When data is skewed or the distribution key is set improperly, computing resources within the Hologres instance become unbalanced — some shards do far more work than others. To check for data skew and resolve it, see View Worker skew relationships.

Improper segment key

The segment key controls how Hologres partitions data into underlying storage files. During writes and updates, Hologres uses the segment key to locate existing rows. If the segment key is missing, set to an unrelated field, or the data in the segment key field has no correlation to write time (for example, it arrives out of order), every write must scan a large number of files — consuming heavy I/O and CPU even when the workload is write-heavy.

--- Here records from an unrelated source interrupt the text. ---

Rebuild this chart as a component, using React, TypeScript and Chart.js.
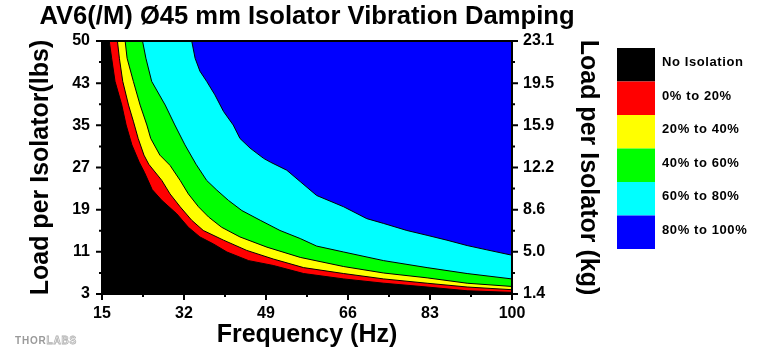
import React, { useEffect, useRef } from 'react';
import { Chart, registerables } from 'chart.js';

Chart.register(...registerables);

const FONT = '"Liberation Sans", Arial, Helvetica, sans-serif';

const chartTitle = 'AV6(/M) Ø45 mm Isolator Vibration Damping';
const xTitle = 'Frequency (Hz)';
const yTitle = 'Load per Isolator(lbs)';
const y2Title = 'Load per Isolator (kg)';
const logoSolid = 'THOR';
const logoOutline = 'LABS';

const freqMin = 15;
const freqMax = 100;
const freqStep = 17;
const lbsMin = 3;
const lbsMax = 50;
const kgMin = 1.4;
const kgMax = 23.1;
const lbsTickLabels = ['3', '11', '19', '27', '35', '43', '50'];
const kgTickLabels = ['1.4', '5.0', '8.6', '12.2', '15.9', '19.5', '23.1'];

const zoneLabels = ['No Isolation', '0% to 20%', '20% to 40%', '40% to 60%', '60% to 80%', '80% to 100%'];
const zoneColors = ['#000000', '#ff0000', '#ffff00', '#00ff00', '#00ffff', '#0000ff'];

// Upper boundary of each zone: frequency (Hz) vs load per isolator (lbs)
const noIsolationFreq = [15, 16.5, 17.0, 17.7, 19.1, 20.0, 21.2, 22.7, 23.8, 25.4, 27.4, 30.5, 32.9, 35.3, 38.1, 40.9, 45.4, 50.5, 56.8, 65.1, 73.4, 82.4, 90.7, 100];
const noIsolationLoad = [50, 50, 46.8, 42.5, 38.1, 34.4, 30.7, 27.5, 25.6, 22.4, 20.4, 17.9, 15.4, 13.6, 12.3, 10.8, 9.2, 8.3, 6.8, 5.8, 5.0, 4.3, 3.6, 3.3];

const damp20Freq = [15, 18.2, 18.6, 19.3, 20.5, 21.5, 22.5, 23.7, 24.7, 27.4, 29.1, 31.2, 33.6, 36.0, 40.2, 45.0, 50.5, 56.8, 65.1, 73.4, 82.4, 90.7, 100];
const damp20Load = [50, 50, 46.8, 42.5, 38.1, 35.1, 31.9, 28.8, 27.1, 24.1, 21.6, 19.2, 16.7, 14.8, 13.0, 11.1, 9.5, 7.9, 6.8, 5.8, 5.0, 4.3, 3.8];

const damp40Freq = [15, 19.8, 20.2, 21.5, 22.9, 24.3, 25.1, 27.0, 29.1, 31.2, 32.9, 35.0, 37.1, 39.8, 43.6, 49.2, 56.1, 65.1, 73.4, 82.4, 90.7, 100];
const damp40Load = [50, 50, 46.8, 42.5, 38.1, 34.4, 31.9, 28.8, 26.9, 24.1, 21.6, 19.2, 17.3, 15.4, 13.6, 11.7, 9.8, 8.1, 6.9, 6.0, 5.0, 4.4];

const damp60Freq = [15, 23.4, 24.1, 25.3, 28.1, 30.1, 32.2, 34.5, 36.7, 38.8, 41.2, 44.0, 47.8, 51.9, 56.1, 59.5, 65.1, 73.4, 82.4, 90.7, 100];
const damp60Load = [50, 50, 46.8, 42.5, 38.1, 34.4, 30.7, 27.1, 24.1, 22.3, 20.4, 18.5, 16.7, 14.8, 13.3, 11.9, 10.8, 9.2, 7.9, 6.8, 5.8];

const damp80Freq = [15, 33.6, 34.3, 35.3, 36.7, 38.4, 40.2, 42.2, 43.6, 45.7, 48.5, 49.9, 53.3, 56.2, 59.5, 65.1, 69.9, 73.4, 78.2, 82.4, 86.5, 90.7, 94.8, 100];
const damp80Load = [50, 50, 46.8, 44.4, 42.5, 40.0, 36.9, 34.4, 31.9, 30.1, 28.2, 27.5, 26.0, 23.8, 21.3, 19.2, 17.0, 16.1, 14.8, 13.9, 13.0, 12.0, 11.2, 10.2];

const damp100Freq = [15, 100];
const damp100Load = [50, 50];

const zoneFreqs = [noIsolationFreq, damp20Freq, damp40Freq, damp60Freq, damp80Freq, damp100Freq];
const zoneLoads = [noIsolationLoad, damp20Load, damp40Load, damp60Load, damp80Load, damp100Load];

function evenTicks(scale: any, min: number, max: number, count: number) {
  const n = count - 1;
  scale.ticks = Array.from({ length: count }, (_, i) => ({ value: min + (i * (max - min)) / n }));
}

const decorPlugin = {
  id: 'decor',
  afterDraw(chart: any) {
    const { ctx, chartArea: a, scales } = chart;
    ctx.save();
    // frame
    ctx.strokeStyle = '#000';
    ctx.lineWidth = 2;
    ctx.strokeRect(a.left, a.top, a.right - a.left, a.bottom - a.top);

    // ticks (major + minor)
    const tickSet = (scale: any) => {
      const vals = scale.ticks.map((t: any) => t.value);
      const out: { v: number; major: boolean }[] = [];
      vals.forEach((v: number, i: number) => {
        out.push({ v, major: true });
        if (i < vals.length - 1) out.push({ v: (v + vals[i + 1]) / 2, major: false });
      });
      return out;
    };
    ctx.lineWidth = 2;
    ctx.beginPath();
    tickSet(scales.x).forEach(({ v, major }) => {
      const p = scales.x.getPixelForValue(v);
      ctx.moveTo(p, a.bottom);
      ctx.lineTo(p, a.bottom + (major ? 6 : 3));
    });
    tickSet(scales.y).forEach(({ v, major }) => {
      const p = scales.y.getPixelForValue(v);
      ctx.moveTo(a.left, p);
      ctx.lineTo(a.left - (major ? 6 : 3), p);
    });
    tickSet(scales.yKg).forEach(({ v, major }) => {
      const p = scales.yKg.getPixelForValue(v);
      ctx.moveTo(a.right, p);
      ctx.lineTo(a.right + (major ? 6 : 3), p);
    });
    ctx.stroke();

    // chart title
    ctx.fillStyle = '#000';
    ctx.font = `bold 25.6px ${FONT}`;
    ctx.textAlign = 'center';
    ctx.textBaseline = 'middle';
    ctx.fillText(chartTitle, (a.left + a.right) / 2, 17);

    // legend
    const lx = 617;
    const ly = 48;
    const bw = 38;
    const bh = 33.5;
    ctx.font = `bold 13px ${FONT}`;
    ctx.textAlign = 'left';
    (ctx as any).letterSpacing = '0.6px';
    zoneLabels.forEach((label, i) => {
      ctx.fillStyle = zoneColors[i];
      ctx.fillRect(lx, ly + i * bh, bw, bh);
      ctx.fillStyle = '#000';
      ctx.fillText(label, lx + bw + 7, ly + i * bh + bh / 2 - 2);
    });

    // logo
    ctx.font = `bold 10px ${FONT}`;
    (ctx as any).letterSpacing = '0.8px';
    ctx.textBaseline = 'alphabetic';
    ctx.fillStyle = '#9a9a9a';
    ctx.fillText(logoSolid, 15, 344);
    const w = ctx.measureText(logoSolid).width;
    ctx.strokeStyle = '#b0b0b0';
    ctx.lineWidth = 0.8;
    ctx.strokeText(logoOutline, 15 + w, 344);
    ctx.restore();
  },
};

export default function App() {
  const ref = useRef<HTMLCanvasElement>(null);
  useEffect(() => {
    document.body.style.margin = '0';
    const canvas = ref.current!;
    const tickFont = { family: FONT, size: 16, weight: 'bold' as const };
    const titleFont = { family: FONT, size: 25, weight: 'bold' as const };
    const chart = new Chart(canvas, {
      type: 'line',
      data: {
        datasets: zoneLabels.map((label, i) => ({
          label,
          data: zoneFreqs[i].map((f, j) => ({ x: f, y: zoneLoads[i][j] })),
          borderColor: '#000',
          borderWidth: 1,
          backgroundColor: zoneColors[i],
          fill: 'start',
          pointRadius: 0,
          tension: 0,
          yAxisID: 'y',
        })),
      },
      options: {
        animation: false,
        responsive: false,
        events: [],
        layout: { padding: { top: 41, right: 175, bottom: 0, left: 0 } },
        plugins: { legend: { display: false }, tooltip: { enabled: false }, title: { display: false } },
        scales: {
          x: {
            type: 'linear',
            min: freqMin,
            max: freqMax,
            grid: { display: false, drawTicks: false },
            border: { display: false },
            ticks: { stepSize: freqStep, color: '#000', font: tickFont, padding: 10, autoSkip: false, maxRotation: 0 },
            title: { display: true, text: xTitle, color: '#000', font: titleFont, padding: { top: 0, bottom: 2 } },
            afterFit: (s: any) => { s.height = 58; },
          },
          y: {
            type: 'linear',
            position: 'left',
            min: lbsMin,
            max: lbsMax,
            grid: { display: false, drawTicks: false },
            border: { display: false },
            afterBuildTicks: (s: any) => evenTicks(s, lbsMin, lbsMax, lbsTickLabels.length),
            ticks: { color: '#000', font: tickFont, padding: 12, autoSkip: false, callback: (_v: any, i: number) => lbsTickLabels[i] },
            title: { display: true, text: yTitle, color: '#000', font: titleFont, padding: { top: 26, bottom: 0 } },
            afterFit: (s: any) => { s.width = 102; },
          },
          yKg: {
            type: 'linear',
            position: 'right',
            display: true,
            min: kgMin,
            max: kgMax,
            grid: { display: false, drawTicks: false },
            border: { display: false },
            afterBuildTicks: (s: any) => evenTicks(s, kgMin, kgMax, kgTickLabels.length),
            ticks: { color: '#000', font: tickFont, padding: 11, autoSkip: false, callback: (_v: any, i: number) => kgTickLabels[i] },
            title: { display: true, text: y2Title, color: '#000', font: titleFont, padding: { top: 2, bottom: 0 } },
            afterFit: (s: any) => { s.width = 93; },
          },
        },
      },
      plugins: [decorPlugin],
    } as any);
    return () => chart.destroy();
  }, []);
  return (
    <div style={{ position: 'fixed', left: 0, top: 0, width: 780, height: 352, background: '#fff' }}>
      <canvas ref={ref} width={780} height={352} style={{ display: 'block' }} />
    </div>
  );
}
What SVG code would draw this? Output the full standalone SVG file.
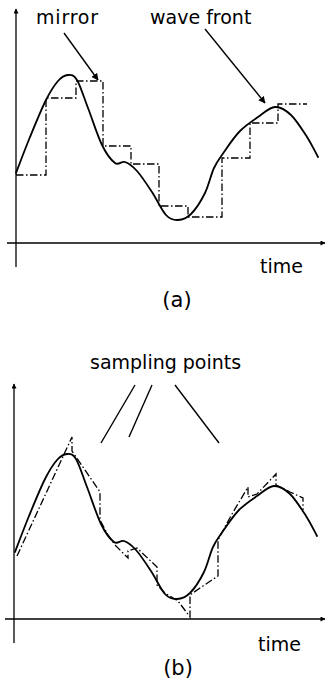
<svg xmlns="http://www.w3.org/2000/svg" width="326" height="683" viewBox="0 0 326 683">
<style>
.txt{font-family:"DejaVu Sans",sans-serif;font-size:19px;fill:#000}
.lbl{font-family:"DejaVu Sans",sans-serif;font-size:21px;fill:#000}
.axis{stroke:#000;stroke-width:1.3;fill:none}
.curve{stroke:#000;stroke-width:1.8;fill:none;stroke-linejoin:round;stroke-linecap:round}
.dd{stroke:#000;stroke-width:1.3;fill:none;stroke-dasharray:7.5 2.5 1.5 2.5;stroke-linejoin:miter}
.ptr{stroke:#000;stroke-width:1.4;fill:none}
</style>
<defs>
<marker id="ah" viewBox="0 0 10 10" refX="9" refY="5" markerWidth="7" markerHeight="7" markerUnits="userSpaceOnUse" orient="auto">
<path d="M0,0 L10,5 L0,10 z" fill="#000"/>
</marker>
<marker id="axh" viewBox="0 0 10 10" refX="9" refY="5" markerWidth="6" markerHeight="5" markerUnits="userSpaceOnUse" orient="auto">
<path d="M0,0 L10,5 L0,10 z" fill="#000"/>
</marker>
<path id="wave" d="M16,173 C18.3,167 25,149.2 30,137 C35,124.8 41.3,109.3 46,100 C50.7,90.7 54.3,85.2 58,81 C61.7,76.8 64.8,75.2 68,75 C71.2,74.8 73.7,74.5 77,80 C80.3,85.5 83.8,97.2 88,108 C92.2,118.8 97.5,135.8 102,145 C106.5,154.2 111.2,160.2 115,163 C118.8,165.8 121.3,160.7 125,162 C128.7,163.3 132.5,166 137,171 C141.5,176 147.2,184.7 152,192 C156.8,199.3 161.7,210.3 166,215 C170.3,219.7 173.8,220.2 178,220 C182.2,219.8 186.5,218.5 191,214 C195.5,209.5 201.2,200.7 205,193 C208.8,185.3 210.8,174.8 214,168 C217.2,161.2 219.7,158.2 224,152 C228.3,145.8 234.3,136.8 240,131 C245.7,125.2 252.2,121 258,117 C263.8,113 269.5,107.3 275,107 C280.5,106.7 285.7,110 291,115 C296.3,120 302.5,130 307,137 C311.5,144 316.2,153.7 318,157"/>
</defs>
<rect width="326" height="683" fill="#fff"/>

<g id="panel-a">
<g id="axes-a">
<line class="axis" x1="16" y1="267" x2="16" y2="9" marker-end="url(#axh)"/>
<line class="axis" x1="7" y1="243" x2="325" y2="243" marker-end="url(#axh)"/>
</g>
<g id="wave-a"><use href="#wave" class="curve"/></g>
<g id="mirror-a">
<polyline class="dd" points="16,175 46,175 46,98 76,98 76,81 103,81 103,146 131,146 131,164 159,164 159,206 188,206 188,217 222,217 222,158 250,158 250,123 278,123 278,104 307,104"/>
</g>
<g id="connectors-a">
<line class="ptr" x1="64" y1="33" x2="98" y2="80" marker-end="url(#ah)"/>
<line class="ptr" x1="205" y1="29" x2="265" y2="103" marker-end="url(#ah)"/>
</g>
<text class="txt" x="36" y="24" letter-spacing="0.8">mirror</text>
<text class="txt" x="150" y="24">wave front</text>
<text class="txt" x="260" y="273">time</text>
<text class="lbl" x="177" y="307" text-anchor="middle">(a)</text>
</g>

<g id="panel-b">
<g id="axes-b">
<line class="axis" x1="14" y1="643" x2="14" y2="384" marker-end="url(#axh)"/>
<line class="axis" x1="5" y1="619" x2="325" y2="619" marker-end="url(#axh)"/>
</g>
<g id="wave-b"><use href="#wave" class="curve" transform="translate(-1,379)"/></g>
<g id="chords-b">
<polyline class="dd" points="17,556 72,437 72,451 100,492 100,520 108,535 115,545 128,558 128,551 137,548 157,567 157,585 165,593 178,601 190,617 190,595 200,588 218,576 218,540 226,525 232,514 248,487 248,497 257,494 276,474 276,485 290,492 303,498 303,510"/>
</g>
<g id="connectors-b">
<line class="ptr" x1="135" y1="385" x2="101" y2="443"/>
<line class="ptr" x1="152" y1="385" x2="129" y2="437"/>
<line class="ptr" x1="175" y1="385" x2="219" y2="443"/>
</g>
<text class="txt" x="90" y="369">sampling points</text>
<text class="txt" x="258" y="651">time</text>
<text class="lbl" x="178" y="675" text-anchor="middle">(b)</text>
</g>
</svg>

A symptom: the IO Throughput metric in the console shows a high Read value during predominantly write workloads.

Fix: Use a timestamp or date field as the segment key. The data in this field must have a strong correlation with the write time — values that arrive roughly in chronological order produce the best results.

Improper clustering key on row-oriented tables

For a row-oriented table with a primary key, Hologres uses both the primary key index and the clustering key index to look up existing rows during writes or updates. If the clustering key differs from the primary key, each write performs two index lookups instead of one, increasing latency.

Keep the clustering key and the primary key identical on row-oriented tables.

On column-oriented tables, the clustering key affects query performance, not write performance. No change is needed for write optimization.